NPR’s Adrian Ma spoke with Beirut-based journalist Kim Ghattas about how the unfolding U.S. and Israeli campaign against Iran is reshaping the region. Ghattas says an Israeli evacuation order and heavy bombing—along with the threat of a ground offensive aimed at southern suburbs that house Hezbollah offices and infrastructure—has displaced roughly 800,000 people, about 13% of Lebanon’s population. Beirut’s suburbs are densely populated, and moving so many people has placed enormous strain on the rest of the country.

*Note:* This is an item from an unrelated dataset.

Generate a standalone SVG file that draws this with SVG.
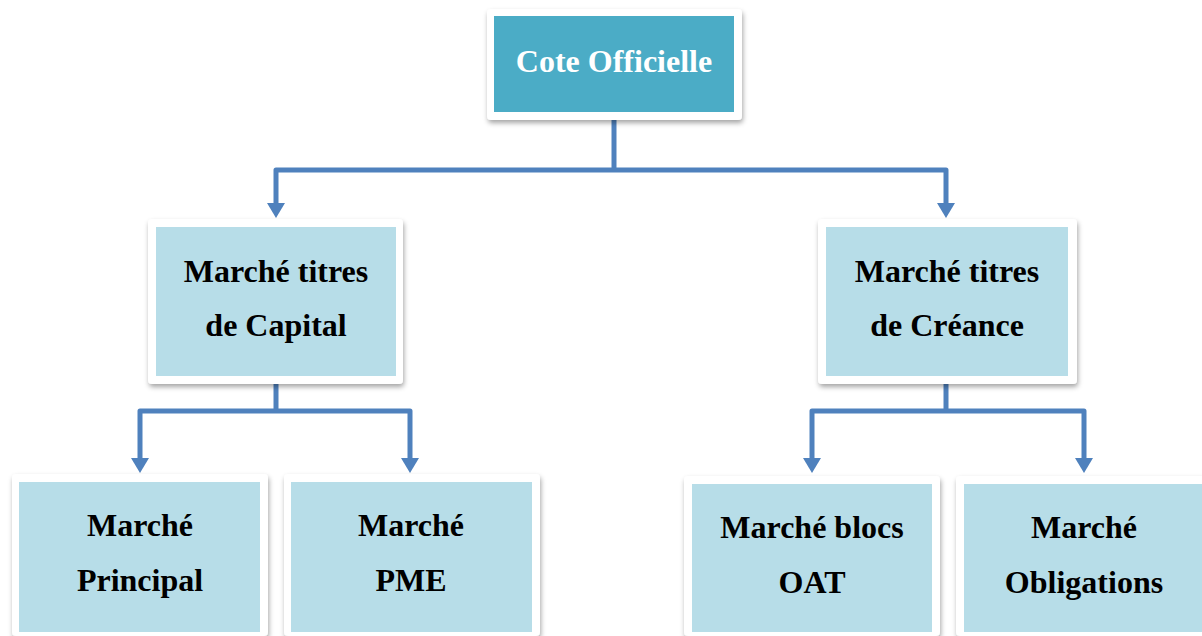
<svg xmlns="http://www.w3.org/2000/svg" width="1202" height="636" viewBox="0 0 1202 636">
<defs>
<filter id="sh" x="-10%" y="-10%" width="120%" height="130%">
<feDropShadow dx="1" dy="3" stdDeviation="2.5" flood-color="#000" flood-opacity="0.35"/>
</filter>
<style>
.frame{fill:#fff;filter:url(#sh)}
.main{fill:#4BACC6}
.sub{fill:#B7DDE8}
.t{font-family:"Liberation Serif","Times New Roman",serif;font-weight:bold;font-size:32px;text-anchor:middle;fill:#000}
.tw{fill:#fff}
.c{fill:none;stroke:#4F81BD;stroke-width:5;stroke-linejoin:round}
.ah{fill:#4F81BD}
</style>
</defs>
<g id="connectors">
<path class="c" d="M614,120 V170"/>
<path class="c" d="M614,170 H276 V204"/>
<path class="c" d="M614,170 H946 V204"/>
<polygon class="ah" points="267,203 285,203 276,218"/>
<polygon class="ah" points="937,203 955,203 946,218"/>
<path class="c" d="M276,384 V411"/>
<path class="c" d="M276,411 H140 V459"/>
<path class="c" d="M276,411 H410 V459"/>
<polygon class="ah" points="131,458 149,458 140,473"/>
<polygon class="ah" points="401,458 419,458 410,473"/>
<path class="c" d="M946,384 V411"/>
<path class="c" d="M946,411 H812 V459"/>
<path class="c" d="M946,411 H1084 V459"/>
<polygon class="ah" points="803,458 821,458 812,473"/>
<polygon class="ah" points="1075,458 1093,458 1084,473"/>
</g>
<g id="cote-officielle">
<rect class="frame" x="487" y="9" width="255" height="111" rx="4"/>
<rect class="main" x="494" y="16" width="240" height="96"/>
<text class="t tw" x="614" y="72">Cote Officielle</text>
</g>
<g id="titres-capital">
<rect class="frame" x="148" y="219" width="255" height="165" rx="4"/>
<rect class="sub" x="156" y="227" width="240" height="149"/>
<text class="t" x="276" y="282">Marché titres</text>
<text class="t" x="276" y="336">de Capital</text>
</g>
<g id="titres-creance">
<rect class="frame" x="818" y="219" width="259" height="165" rx="4"/>
<rect class="sub" x="826" y="227" width="242" height="149"/>
<text class="t" x="947" y="282">Marché titres</text>
<text class="t" x="947" y="336">de Créance</text>
</g>
<g id="marche-principal">
<rect class="frame" x="12" y="474" width="256" height="162" rx="4"/>
<rect class="sub" x="19" y="482" width="241" height="150"/>
<text class="t" x="140" y="536">Marché</text>
<text class="t" x="140" y="591">Principal</text>
</g>
<g id="marche-pme">
<rect class="frame" x="284" y="474" width="256" height="162" rx="4"/>
<rect class="sub" x="291" y="482" width="241" height="150"/>
<text class="t" x="411" y="536">Marché</text>
<text class="t" x="411" y="591">PME</text>
</g>
<g id="marche-blocs-oat">
<rect class="frame" x="684" y="476" width="256" height="160" rx="4"/>
<rect class="sub" x="692" y="484" width="240" height="148"/>
<text class="t" x="812" y="538">Marché blocs</text>
<text class="t" x="812" y="593">OAT</text>
</g>
<g id="marche-obligations">
<rect class="frame" x="956" y="476" width="256" height="160" rx="4"/>
<rect class="sub" x="964" y="484" width="238" height="148"/>
<text class="t" x="1084" y="538">Marché</text>
<text class="t" x="1084" y="593">Obligations</text>
</g>
</svg>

She explains that Hezbollah fired rockets into Israel to show solidarity after the death of Iran’s supreme leader, Ali Khamenei, prompting Israel’s campaign. Ghattas warns this could become a sustained Israeli campaign against Lebanon regardless of how the wider conflict develops. The Lebanese government has declared Hezbollah’s outside-the-law military actions, called for Iranian Revolutionary Guard forces to leave, and reported arrests of people carrying weapons in the south. But many Lebanese see these moves as too little, too late: officials had chances over the past year to reassert state control in southern Lebanon but reportedly hesitated, fearing that confronting Hezbollah might spark civil war. Ghattas judges a full-scale civil war unlikely, though she notes persistent isolated violence and widespread anger.
Beyond Lebanon, Iran has launched missiles and drones into neighboring countries including Saudi Arabia, Iraq, the UAE and Oman, saying U.S. military bases are targets even as some strikes have hit civilian sites. Gulf states are alarmed by the wider fallout: rising oil prices, disrupted shipping routes, damage to energy infrastructure and harm to tourism. Ghattas suggests Iran may be trying to raise the costs of the confrontation to push Gulf governments and the United States toward a quick settlement, but she cautions those attacks could instead push Gulf states closer together in opposition to Tehran. So far, Gulf countries have avoided direct military participation—denying use of their airspace or territory—but they may step up diplomatic and economic pressure.
The situation, Ghattas says, ushers the region into a dangerous new phase, with especially heavy burdens on small states like Lebanon, which has now endured intense conflict twice in roughly 18 months. Ghattas, author of Black Wave: Saudi Arabia, Iran, And The Forty-Year Rivalry That Unraveled Culture, Religion, And Collective Memory In The Middle East, warns the crisis could have long-lasting consequences across the region.